THE CLARK Art Institute, Williamstown's jewel box of a museum, has always been a friendly place. If you liked its collection, it was a perfect small museum.

But with the opening of the new visitor center on July 4, museum director Michael Conforti and architect Tadao Ando have spoiled it.

Previously, you walked right in to visit with the masters. It wasn't the Met or the Guggenheim Bilbao, it was simply a straightforward presentation of a fine collection, with few distractions. Seeing art was the thing.

This is no longer so. For you who haven't yet experienced the Clark Center, the new gateway structure through which one must now pass to enter the museum, let me describe the experience:


Parking is now three times farther from the museum, which is hidden by a vast granite wall. At the mid-point of that wall is a niche containing a video screen showing a loop of the talking head of Michael Conforti spliced in with scenes of what, redundantly, you are about to see when you reach the actual museum. After another long slog beside the wall, you reach a point where it terminates at an angled double opening, where you have to choose between a real entrance and a false one (it's not an obvious choice, which is an annoying Ando signature).

Now you're in a glassed-in lobby, but there's no art to be seen. Again you're faced with a puzzling choice: turn right and you can enter a pleasant gallery space containing a visiting installation of ancient Chinese bronzes. I'm guessing that this isn't what you came for. If, instead, you choose door number two, opposite the entrance, you win, because you will be treated to the centerpiece of the center, an outdoor reflecting pool with a breathtaking view of a Berkshire hillside.

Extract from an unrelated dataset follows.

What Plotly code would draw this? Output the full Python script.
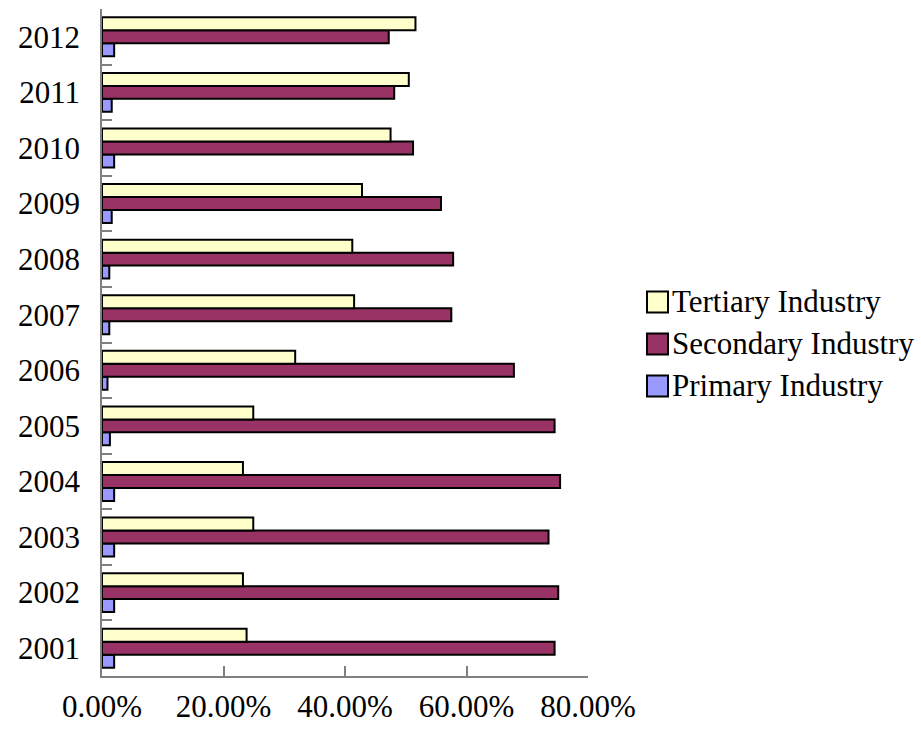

But then you have to re-enter the lobby and choose door number three before you can see any paintings. This takes you into another lobby, where you must pay $20, during the summer months, to enter the museum proper. What you'll actually be paying for, by the way, is the experience of passing through the visitor center. Until the late 1990s, before this $147 million project began, the Clark was a prosperous and thrifty institution which allowed the public to view its treasures for free year round.

Still, there are no paintings. There is a gift shop (no surprise there) and a fund-raising desk (again, no surprise).

You can now enter the corridor that will take you to Degas, Renoir, et al, back where they've always been, in their original buildings, nicely spiffed up but essentially the same. You have paid homage to Ando and Conforti, so you will be permitted to see the art.

A few words about that art: I have been visiting the Clark for over 30 years; for several of those years I was a creative consultant to the museum, and together we were honored with numerous national and regional design awards, so I know a little of its institutional history. The Sterling and Francine Clark Art Institute has always struck me as being embarrassed about itself — embarrassed, more specifically, about the Clarks and their reactionary taste in art.

The Clarks were able to amass a magnificent collection because at the time they were collecting it was hopelessly unfashionable, and thus relatively cheap. In the postmodern era, people rediscovered the joys of premodernist painting, but by that time the Clark had gained the reputation of being a backwater in the museum world, where terms like "blockbuster" and "superstar" were luring in new audiences. Twenty years ago the institute set out to address that situation, to bring about change.


Which brings me to my point: This inconvenient, wasteful, bombastic architectural statement doesn't represent any change at all. It's still the same collection. Major paintings by the same artists are now priced far out of reach, so don't expect to see much new art, and pictorial painting is fashionable again, so there's no reason for the more-evident-than-ever inferiority complex.

As I was leaving, I stopped to grumble at the Conforti video. I was joined by a woman sympathetic to my opinion, a fellow painter, who explained the need for the tedious wall, the confusing entryway, the passage through Mammon preceding the admittance to Art: "It's fascist architecture. For fascism to work, it needs to make people feel stupid." I certainly felt stupid. But I'm thinking maybe I'm not the only stupid one.

Jonathon Nix is a Massachusetts-based artist and designer.